Friday, May 20, 2005

On Tea

It is said that when Bodhidharma, the first patriarch of Zen Buddhism, arrived in China from India in the fifth century, he sat down facing a wall and meditated for nine years. During that time, he fell asleep once. When he woke up he was so angry with himself for this lapse in concentration that he tore out his eyelids and threw them to the ground. Where they landed, so the legend goes, the first tea plants grew. Ever since that time, monks have been using tea to keep their minds clear during meditation.

This story is interesting in its depiction of tea as a stimulant herb, but it is known that the origins of tea use go much farther back than the time of Bodhidharma. In fact, tea is one of those drug plants that humans have probably been foraging in the wild, then cultivating on their own, for many thousands of years. And why not? Tea tastes good, refreshes the mind, and is an important medicine in its own right.

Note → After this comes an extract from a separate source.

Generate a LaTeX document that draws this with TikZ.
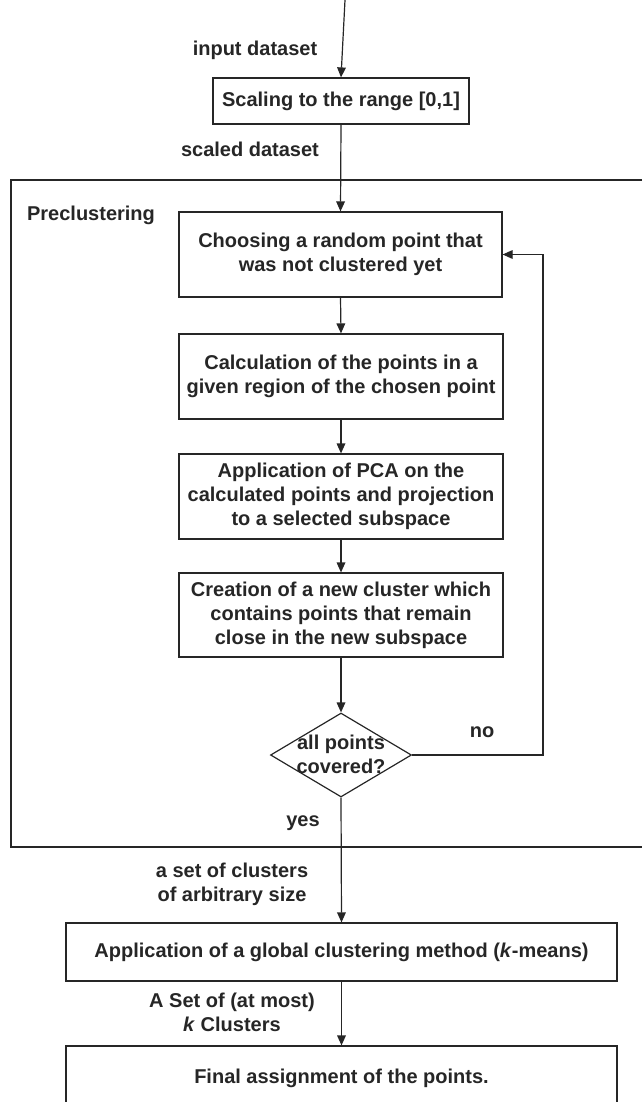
\documentclass[tikz,border=0pt]{standalone}
\usepackage{fontspec}
\setmainfont{Liberation Sans}
\usetikzlibrary{arrows.meta,shapes.geometric}
\definecolor{ink}{gray}{0.15}
\tikzset{
  px/.style={x=0.75pt,y=-0.75pt},
  lbl/.style={font=\bfseries\fontsize{15}{18}\selectfont,text=ink,align=center,inner sep=0pt},
  stepbox/.style={draw=ink,line width=0.9pt,lbl,inner sep=0pt},
  conn/.style={draw=ink,line width=0.9pt,-{Triangle[length=7.5pt,width=6.5pt]}},
  plain/.style={draw=ink,line width=0.9pt}
}
\begin{document}
\begin{tikzpicture}[px]
\useasboundingbox (0,0) rectangle (642,1102);
% preclustering frame
\draw[plain] (642,180) -- (11,180) -- (11,847) -- (642,847);
\node[lbl] (pre) at (91,215) {Preclustering};

\coordinate (top) at (345,0);
\node[stepbox,minimum width=192pt,minimum height=34.5pt] (scale) at (341,101) {Scaling to the range [0,1]};
\node[lbl] (inp) at (255,50) {input dataset};
\node[lbl] (sc) at (250,149) {scaled dataset};

\node[stepbox,minimum width=242.25pt,minimum height=63.75pt] (b1) at (340.5,254.5) {Choosing a random point that\\was not clustered yet};
\node[stepbox,minimum width=243pt,minimum height=63.75pt] (b2) at (341,376.5) {Calculation of the points in a\\given region of the chosen point};
\node[stepbox,minimum width=243pt,minimum height=63.75pt] (b3) at (341,496.5) {Application of PCA on the\\calculated points and projection\\to a selected subspace};
\node[stepbox,minimum width=243pt,minimum height=63pt] (b4) at (341,615) {Creation of a new cluster which\\contains points that remain\\close in the new subspace};

\node[draw=ink,line width=0.9pt,diamond,minimum width=105.75pt,minimum height=63pt,inner sep=0pt] (dec) at (341,755) {};
\node[lbl] (declbl) at (341,754) {all points\\covered?};
\node[lbl] (no) at (482,732) {no};
\node[lbl] (yes) at (303,823) {yes};
\coordinate (loop) at (543,755);

\node[lbl] (set1) at (232,884) {a set of clusters\\of arbitrary size};
\node[stepbox,minimum width=413.25pt,minimum height=43.5pt] (glob) at (341.5,952) {Application of a global clustering method (\textit{k}-means)};
\node[lbl] (set2) at (232,1012) {A Set of (at most)\\\textit{k} Clusters};
\node[stepbox,minimum width=413.25pt,minimum height=48pt] (final) at (341.5,1078) {Final assignment of the points.};

\draw[conn] (top) -- (scale.north);
\draw[conn] (scale.south) -- (b1.north);
\draw[conn] (b1.south) -- (b2.north);
\draw[conn] (b2.south) -- (b3.north);
\draw[conn] (b3.south) -- (b4.north);
\draw[conn] (b4.south) -- (dec.north);
\draw[conn] (dec.east) -- (loop) |- (b1.east);
\draw[conn] (dec.south) -- (glob.north);
\draw[conn] (glob.south) -- (final.north);
\end{tikzpicture}
\end{document}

Scientists now know that tea contains potent antioxidant chemicals known as polyphenols. A University of Kansas study shows that EGCG, one of the strongest known polyphenols, is about a hundred times more effective than vitamin C in its power to protect against the ravages of the body’s cell-damaging free radicals. The presence of EGCG and other compounds makes tea (especially green tea) an important weapon in the fight against cancer. In fact, Japanese research shows that people who drink four to six cups of green tea every day have a much lower incidence of liver, lung, breast, esophageal, pancreatic, and skin cancers, compared to people who don’t drink tea at all, or drink less. Other research shows that tea lowers the risk of stroke and heart attacks, lowers blood sugar levels, fights viral infections, and helps control allergies.

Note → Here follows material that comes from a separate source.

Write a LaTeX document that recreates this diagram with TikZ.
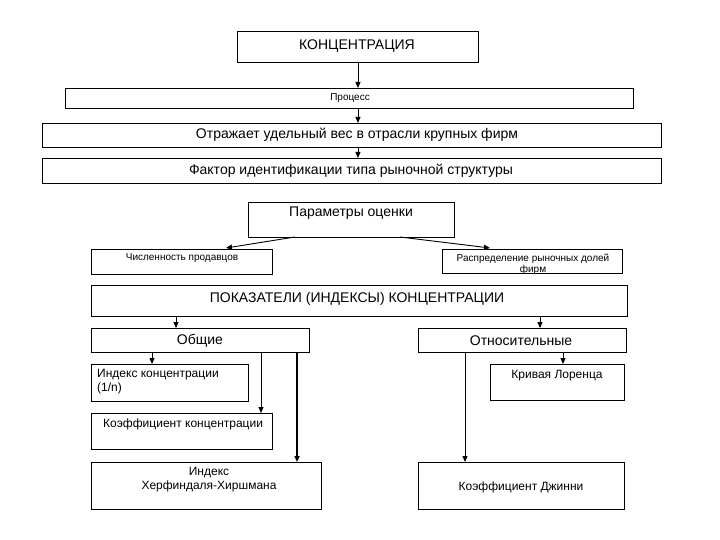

Because tea has received much publicity for its health benefits, you can buy it in the form of concentrated and caffeine-free pills and capsules. These products are fine for people who truly dislike the taste of tea or wish to avoid caffeine. But, I would ask those who place themselves in either of these categories, have you ever tried a cup of really good tea? Tea is made from the leaves of a flowering plant, Camellia sinensis. Since the best leaves are picked in the springtime before the budding of flowers, the floral essence of the bloom-to-be is captured in the leaves and stems, giving some teas a delightfully sweet, floral scent. Other teas, especially those green teas that have been steamed before drying to prevent the oxidation that would otherwise produce an oolong or a black tea, have a fresh vegetal quality to them that reminds one of an ocean breeze or cut grass in the summertime. My point is that tea drinking is as complex and enjoyable a sensory experience as is wine tasting, and if you think you don’t like tea, it just may be that you’ve never had a decent cup. So give tea a chance and treat yourself to the good stuff! Get high-quality leaf tea (avoid the finely chopped and oxidized tea that comes in tea bags) at specialty stores, or buy online at http://greentealovers.com/ or http://www.imperialtea.com/.

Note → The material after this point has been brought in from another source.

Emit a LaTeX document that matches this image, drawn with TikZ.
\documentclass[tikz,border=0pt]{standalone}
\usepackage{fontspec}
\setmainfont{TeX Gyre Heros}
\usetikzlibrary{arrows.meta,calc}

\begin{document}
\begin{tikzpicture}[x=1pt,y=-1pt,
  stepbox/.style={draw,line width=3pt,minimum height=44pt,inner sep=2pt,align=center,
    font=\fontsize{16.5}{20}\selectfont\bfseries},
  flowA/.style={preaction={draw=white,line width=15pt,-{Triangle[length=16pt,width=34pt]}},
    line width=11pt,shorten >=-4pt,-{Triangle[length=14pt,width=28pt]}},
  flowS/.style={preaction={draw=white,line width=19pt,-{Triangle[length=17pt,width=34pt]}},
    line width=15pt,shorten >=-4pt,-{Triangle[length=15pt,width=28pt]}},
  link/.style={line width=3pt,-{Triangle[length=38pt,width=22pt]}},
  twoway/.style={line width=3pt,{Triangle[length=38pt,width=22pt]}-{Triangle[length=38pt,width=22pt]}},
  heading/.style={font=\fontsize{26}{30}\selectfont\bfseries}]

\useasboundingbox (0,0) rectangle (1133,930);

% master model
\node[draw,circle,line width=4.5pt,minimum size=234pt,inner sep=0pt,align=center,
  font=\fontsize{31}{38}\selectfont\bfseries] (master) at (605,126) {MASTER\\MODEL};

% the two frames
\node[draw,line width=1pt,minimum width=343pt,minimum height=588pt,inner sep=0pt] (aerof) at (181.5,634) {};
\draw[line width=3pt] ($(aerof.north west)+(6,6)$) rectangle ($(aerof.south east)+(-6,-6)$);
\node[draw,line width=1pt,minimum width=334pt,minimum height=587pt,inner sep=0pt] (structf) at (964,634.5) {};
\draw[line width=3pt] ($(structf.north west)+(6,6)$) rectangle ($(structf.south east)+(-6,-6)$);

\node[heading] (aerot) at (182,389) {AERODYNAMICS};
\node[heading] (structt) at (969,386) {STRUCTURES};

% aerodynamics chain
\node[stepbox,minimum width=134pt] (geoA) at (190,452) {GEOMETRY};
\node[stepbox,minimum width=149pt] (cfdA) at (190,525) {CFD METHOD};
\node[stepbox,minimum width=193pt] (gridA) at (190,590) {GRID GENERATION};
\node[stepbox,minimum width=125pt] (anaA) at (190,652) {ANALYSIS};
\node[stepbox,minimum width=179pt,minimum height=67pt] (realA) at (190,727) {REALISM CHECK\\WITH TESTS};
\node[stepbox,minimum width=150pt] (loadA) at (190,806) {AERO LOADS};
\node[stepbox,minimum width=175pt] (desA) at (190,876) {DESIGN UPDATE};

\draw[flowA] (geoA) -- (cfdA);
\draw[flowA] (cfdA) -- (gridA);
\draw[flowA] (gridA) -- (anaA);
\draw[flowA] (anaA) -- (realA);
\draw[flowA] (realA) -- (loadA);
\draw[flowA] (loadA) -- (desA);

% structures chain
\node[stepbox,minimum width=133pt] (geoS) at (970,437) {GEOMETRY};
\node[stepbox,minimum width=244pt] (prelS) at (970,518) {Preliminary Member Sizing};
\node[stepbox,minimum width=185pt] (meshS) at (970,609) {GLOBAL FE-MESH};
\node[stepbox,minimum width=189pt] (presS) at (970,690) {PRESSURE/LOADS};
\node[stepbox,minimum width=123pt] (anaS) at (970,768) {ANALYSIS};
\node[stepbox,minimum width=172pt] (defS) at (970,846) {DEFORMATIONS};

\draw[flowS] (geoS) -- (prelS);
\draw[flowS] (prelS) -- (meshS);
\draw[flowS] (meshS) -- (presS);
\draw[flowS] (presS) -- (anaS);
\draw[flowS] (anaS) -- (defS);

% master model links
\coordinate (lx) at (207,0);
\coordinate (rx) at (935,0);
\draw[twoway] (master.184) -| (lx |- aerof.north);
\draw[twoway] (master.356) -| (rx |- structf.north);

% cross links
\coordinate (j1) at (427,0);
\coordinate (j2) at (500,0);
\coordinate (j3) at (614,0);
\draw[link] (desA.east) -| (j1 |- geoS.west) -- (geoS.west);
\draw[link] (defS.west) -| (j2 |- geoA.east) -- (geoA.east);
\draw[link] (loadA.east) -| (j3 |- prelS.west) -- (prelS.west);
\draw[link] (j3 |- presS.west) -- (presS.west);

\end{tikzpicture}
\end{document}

As for caffeine, tea is an altogether different beast than coffee. Or, perhaps more accurately, if coffee is a beast then tea is more like a wise friend. It is the great fallacy of modern pharmacy that the effects of a natural substance can be reduced to a single active ingredient. Unfortunately, this type of thinking has led some to believe that tea, because of its caffeine content, is an unhealthy stimulant. The reality is quite different. Coffee contains about five times more caffeine, cup for cup, than green tea, and its many volatile oils, acids, and other components make for a much rougher ride through our metabolism. Green tea does contain some caffeine, but it exists in an organic matrix of healthy substances, including chlorophyll, vitamin C, and the antioxidant polyphenols. In any case, the overall mental effect of tea is quite different from that of coffee, more the heightened awareness of a samurai warrior than the mile-a-minute mental chatter of the coffee addict.

But all this talk about health benefits, antioxidants and caffeine is almost beside the point. The true value of tea, in my opinion, is that its proper preparation and ingestion require us to pause for a few moments in our mad scramble through life. This is how you do it: you let the dry leaves fall into a favorite ceramic teapot, cover them with hot but not boiling water, put the lid on, and wait. After a couple of minutes you pour the tea, and let its sweet fragrance waft up and enter into you. The fertile earth, the monsoon rains, the blazing sun have conspired to place in your hands a bowl of jade-colored dew. You drink it with gratitude, then go about your day.